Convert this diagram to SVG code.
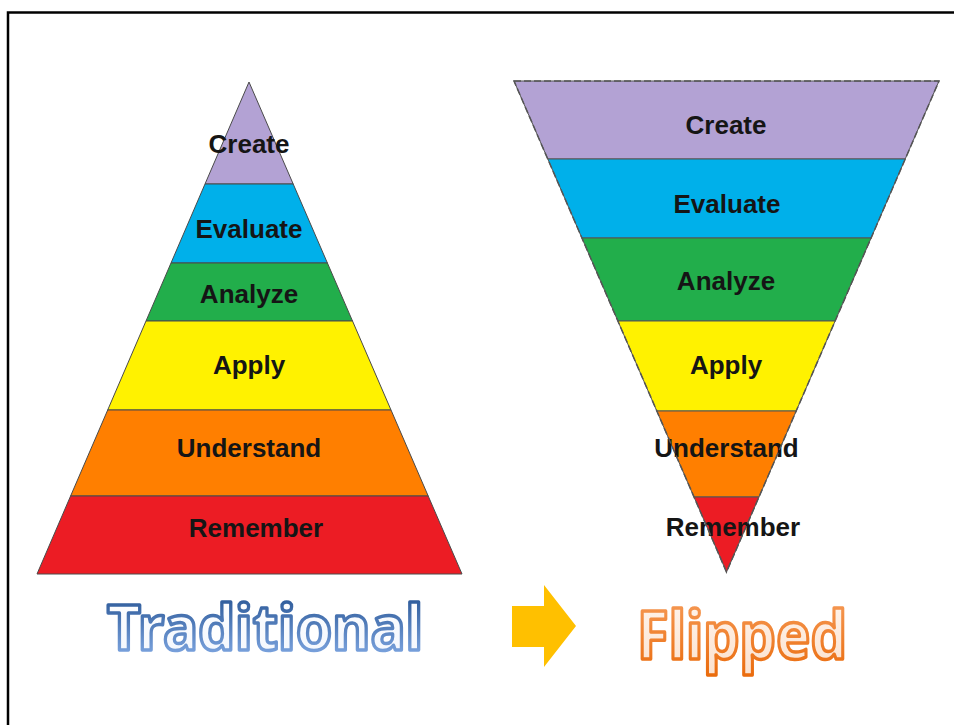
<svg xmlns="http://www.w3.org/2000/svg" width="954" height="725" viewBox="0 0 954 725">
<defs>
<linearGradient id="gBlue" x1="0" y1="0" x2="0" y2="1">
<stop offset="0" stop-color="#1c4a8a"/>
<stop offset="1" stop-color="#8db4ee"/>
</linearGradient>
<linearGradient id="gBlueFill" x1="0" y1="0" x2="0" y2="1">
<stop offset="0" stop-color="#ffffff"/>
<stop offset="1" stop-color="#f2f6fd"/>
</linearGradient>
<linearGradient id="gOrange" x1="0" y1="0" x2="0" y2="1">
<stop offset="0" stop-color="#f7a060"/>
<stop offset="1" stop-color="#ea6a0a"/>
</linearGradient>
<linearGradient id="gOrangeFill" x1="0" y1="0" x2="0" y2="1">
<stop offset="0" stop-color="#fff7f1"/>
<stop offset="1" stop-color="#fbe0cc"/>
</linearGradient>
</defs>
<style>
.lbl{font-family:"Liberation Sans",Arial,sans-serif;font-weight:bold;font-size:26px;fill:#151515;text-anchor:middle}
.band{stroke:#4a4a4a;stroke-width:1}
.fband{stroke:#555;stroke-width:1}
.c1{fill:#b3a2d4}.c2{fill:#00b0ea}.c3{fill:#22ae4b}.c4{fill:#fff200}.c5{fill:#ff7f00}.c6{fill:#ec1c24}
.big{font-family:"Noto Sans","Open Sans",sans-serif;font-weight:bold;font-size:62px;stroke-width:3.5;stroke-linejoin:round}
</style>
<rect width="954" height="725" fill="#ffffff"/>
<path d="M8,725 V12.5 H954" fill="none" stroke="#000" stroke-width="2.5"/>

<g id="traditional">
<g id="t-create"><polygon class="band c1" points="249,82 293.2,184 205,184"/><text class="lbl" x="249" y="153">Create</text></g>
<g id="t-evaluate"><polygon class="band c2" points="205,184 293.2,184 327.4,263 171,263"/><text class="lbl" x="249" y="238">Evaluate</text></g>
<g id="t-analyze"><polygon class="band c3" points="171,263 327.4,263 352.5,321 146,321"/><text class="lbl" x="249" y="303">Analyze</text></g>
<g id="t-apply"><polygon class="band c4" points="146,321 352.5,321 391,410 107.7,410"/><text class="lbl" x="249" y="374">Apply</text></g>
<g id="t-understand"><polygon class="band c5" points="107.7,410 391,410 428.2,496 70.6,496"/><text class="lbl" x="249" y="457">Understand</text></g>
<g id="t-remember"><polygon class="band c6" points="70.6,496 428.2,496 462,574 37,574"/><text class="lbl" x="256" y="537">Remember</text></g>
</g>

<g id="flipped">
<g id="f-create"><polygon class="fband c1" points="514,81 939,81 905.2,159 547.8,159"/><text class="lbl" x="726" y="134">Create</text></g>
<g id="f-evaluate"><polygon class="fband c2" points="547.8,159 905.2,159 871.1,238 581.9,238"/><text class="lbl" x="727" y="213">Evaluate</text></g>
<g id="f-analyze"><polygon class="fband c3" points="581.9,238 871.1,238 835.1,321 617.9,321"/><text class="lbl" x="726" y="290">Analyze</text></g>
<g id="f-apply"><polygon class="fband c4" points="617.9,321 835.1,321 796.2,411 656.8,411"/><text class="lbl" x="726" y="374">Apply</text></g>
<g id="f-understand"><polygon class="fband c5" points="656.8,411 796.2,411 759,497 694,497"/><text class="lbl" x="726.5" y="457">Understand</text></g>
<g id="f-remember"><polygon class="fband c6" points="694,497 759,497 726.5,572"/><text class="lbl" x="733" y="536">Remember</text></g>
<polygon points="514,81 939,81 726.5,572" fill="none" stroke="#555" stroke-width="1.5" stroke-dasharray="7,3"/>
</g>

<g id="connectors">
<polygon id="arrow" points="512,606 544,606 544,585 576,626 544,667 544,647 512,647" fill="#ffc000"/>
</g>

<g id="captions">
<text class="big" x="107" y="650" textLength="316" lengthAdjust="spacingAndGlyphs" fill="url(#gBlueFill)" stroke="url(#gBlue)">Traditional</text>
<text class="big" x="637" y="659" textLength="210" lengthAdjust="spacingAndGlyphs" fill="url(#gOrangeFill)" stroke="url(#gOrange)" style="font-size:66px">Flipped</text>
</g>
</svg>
*****
The listing above needs to be output again exactly. Don't include the pictures.

Convert this diagram to SVG code.
<svg xmlns="http://www.w3.org/2000/svg" width="954" height="725" viewBox="0 0 954 725">
<defs>
<linearGradient id="gBlue" x1="0" y1="0" x2="0" y2="1">
<stop offset="0" stop-color="#1c4a8a"/>
<stop offset="1" stop-color="#8db4ee"/>
</linearGradient>
<linearGradient id="gBlueFill" x1="0" y1="0" x2="0" y2="1">
<stop offset="0" stop-color="#ffffff"/>
<stop offset="1" stop-color="#f2f6fd"/>
</linearGradient>
<linearGradient id="gOrange" x1="0" y1="0" x2="0" y2="1">
<stop offset="0" stop-color="#f7a060"/>
<stop offset="1" stop-color="#ea6a0a"/>
</linearGradient>
<linearGradient id="gOrangeFill" x1="0" y1="0" x2="0" y2="1">
<stop offset="0" stop-color="#fff7f1"/>
<stop offset="1" stop-color="#fbe0cc"/>
</linearGradient>
</defs>
<style>
.lbl{font-family:"Liberation Sans",Arial,sans-serif;font-weight:bold;font-size:26px;fill:#151515;text-anchor:middle}
.band{stroke:#4a4a4a;stroke-width:1}
.fband{stroke:#555;stroke-width:1}
.c1{fill:#b3a2d4}.c2{fill:#00b0ea}.c3{fill:#22ae4b}.c4{fill:#fff200}.c5{fill:#ff7f00}.c6{fill:#ec1c24}
.big{font-family:"Noto Sans","Open Sans",sans-serif;font-weight:bold;font-size:62px;stroke-width:3.5;stroke-linejoin:round}
</style>
<rect width="954" height="725" fill="#ffffff"/>
<path d="M8,725 V12.5 H954" fill="none" stroke="#000" stroke-width="2.5"/>

<g id="traditional">
<g id="t-create"><polygon class="band c1" points="249,82 293.2,184 205,184"/><text class="lbl" x="249" y="153">Create</text></g>
<g id="t-evaluate"><polygon class="band c2" points="205,184 293.2,184 327.4,263 171,263"/><text class="lbl" x="249" y="238">Evaluate</text></g>
<g id="t-analyze"><polygon class="band c3" points="171,263 327.4,263 352.5,321 146,321"/><text class="lbl" x="249" y="303">Analyze</text></g>
<g id="t-apply"><polygon class="band c4" points="146,321 352.5,321 391,410 107.7,410"/><text class="lbl" x="249" y="374">Apply</text></g>
<g id="t-understand"><polygon class="band c5" points="107.7,410 391,410 428.2,496 70.6,496"/><text class="lbl" x="249" y="457">Understand</text></g>
<g id="t-remember"><polygon class="band c6" points="70.6,496 428.2,496 462,574 37,574"/><text class="lbl" x="256" y="537">Remember</text></g>
</g>

<g id="flipped">
<g id="f-create"><polygon class="fband c1" points="514,81 939,81 905.2,159 547.8,159"/><text class="lbl" x="726" y="134">Create</text></g>
<g id="f-evaluate"><polygon class="fband c2" points="547.8,159 905.2,159 871.1,238 581.9,238"/><text class="lbl" x="727" y="213">Evaluate</text></g>
<g id="f-analyze"><polygon class="fband c3" points="581.9,238 871.1,238 835.1,321 617.9,321"/><text class="lbl" x="726" y="290">Analyze</text></g>
<g id="f-apply"><polygon class="fband c4" points="617.9,321 835.1,321 796.2,411 656.8,411"/><text class="lbl" x="726" y="374">Apply</text></g>
<g id="f-understand"><polygon class="fband c5" points="656.8,411 796.2,411 759,497 694,497"/><text class="lbl" x="726.5" y="457">Understand</text></g>
<g id="f-remember"><polygon class="fband c6" points="694,497 759,497 726.5,572"/><text class="lbl" x="733" y="536">Remember</text></g>
<polygon points="514,81 939,81 726.5,572" fill="none" stroke="#555" stroke-width="1.5" stroke-dasharray="7,3"/>
</g>

<g id="connectors">
<polygon id="arrow" points="512,606 544,606 544,585 576,626 544,667 544,647 512,647" fill="#ffc000"/>
</g>

<g id="captions">
<text class="big" x="107" y="650" textLength="316" lengthAdjust="spacingAndGlyphs" fill="url(#gBlueFill)" stroke="url(#gBlue)">Traditional</text>
<text class="big" x="637" y="659" textLength="210" lengthAdjust="spacingAndGlyphs" fill="url(#gOrangeFill)" stroke="url(#gOrange)" style="font-size:66px">Flipped</text>
</g>
</svg>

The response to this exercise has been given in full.